Conflicts and Repetition: The Politics of Poetic Reiteration in Hebrew and Arabic Literatures

Liron Mor
Comparative Literature
UC Irvine

Conflict is the basic condition of both politics and literature. But what is conflict? Do we accept a normative definition of conflict as a zero-sum game between opposing sides, or do we err in the opposite direction by conceiving of political communities as chaotic? Moving beyond this dichotomy, this book outlines other, more productive logics of conflict by examining the Israeli-Palestinian conflict in a comparative study of Hebrew and Arabic literatures. It focuses on modes of textual repetition–quotations, allusions, metaphors–through which meaning is made multiple and conflicted. Analyzing their specific employment in the works of Haim Hazaz, Emile Habiby, Ghassan Kanafani, Dahlia Ravikovitch, and Elias Khoury, the book develops three models of conflict: irony, humor, and parody. Transcending the language of conflict management and resolution, “Conflicts and Repetition” thus offers alternative frameworks of coexistence premised on difference and disagreement.
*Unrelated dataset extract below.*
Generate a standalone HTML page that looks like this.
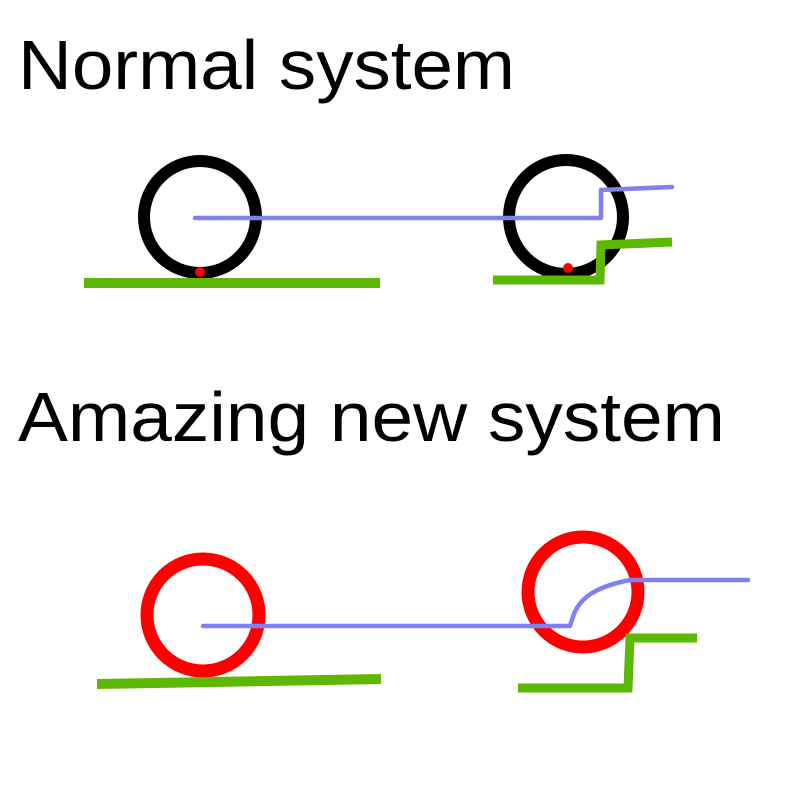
<!DOCTYPE html>
<html><head><style>
html,body{margin:0;padding:0;background:#fff;}
svg{display:block}
</style></head><body>
<svg width="800" height="800" viewBox="0 0 800 800" xmlns="http://www.w3.org/2000/svg">
<rect width="800" height="800" fill="#fff"/>
<text x="18" y="89" font-family="Liberation Sans, sans-serif" font-size="70" fill="#000" textLength="497" lengthAdjust="spacingAndGlyphs">Normal system</text>
<text x="18" y="441" font-family="Liberation Sans, sans-serif" font-size="70" fill="#000" textLength="707" lengthAdjust="spacingAndGlyphs">Amazing new system</text>

<!-- top left -->
<circle cx="200" cy="217" r="56" fill="none" stroke="#000" stroke-width="12"/>
<line x1="84" y1="283" x2="380" y2="283" stroke="#5cb800" stroke-width="10"/>
<circle cx="200" cy="272" r="5" fill="#f00"/>
<!-- top right -->
<circle cx="566" cy="217" r="57" fill="none" stroke="#000" stroke-width="12"/>
<circle cx="568" cy="268" r="5" fill="#f00"/>
<polyline points="493,280 600,280 601,245 672,242" fill="none" stroke="#5cb800" stroke-width="9"/>
<polyline points="195,218 601,218 601,190 672,187" fill="none" stroke="#8080f0" stroke-width="4.5" stroke-linecap="round" stroke-linejoin="round"/>

<!-- bottom left -->
<circle cx="203" cy="615" r="56" fill="none" stroke="#f00" stroke-width="13"/>
<line x1="97" y1="684" x2="381" y2="679" stroke="#5cb800" stroke-width="10"/>
<!-- bottom right -->
<circle cx="583" cy="592" r="55" fill="none" stroke="#f00" stroke-width="13"/>
<polyline points="518,688 628,688 630,638 697,638" fill="none" stroke="#5cb800" stroke-width="9"/>
<path d="M203,626 L570,626 C575,610 578,590 630,580 L748,580" fill="none" stroke="#8080f0" stroke-width="4.5" stroke-linecap="round" stroke-linejoin="round"/>
</svg>
</body></html>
It thereby seeks to conceive of political thought and action beyond universals, drawing its theoretical insights from non-Western literary genealogies. Insisting that literature is not separate from but rather essential to understanding and reimagining conflict, this work brings poetics to bear on larger issues of violence, colonization, human rights, and the law as organizing principles of society.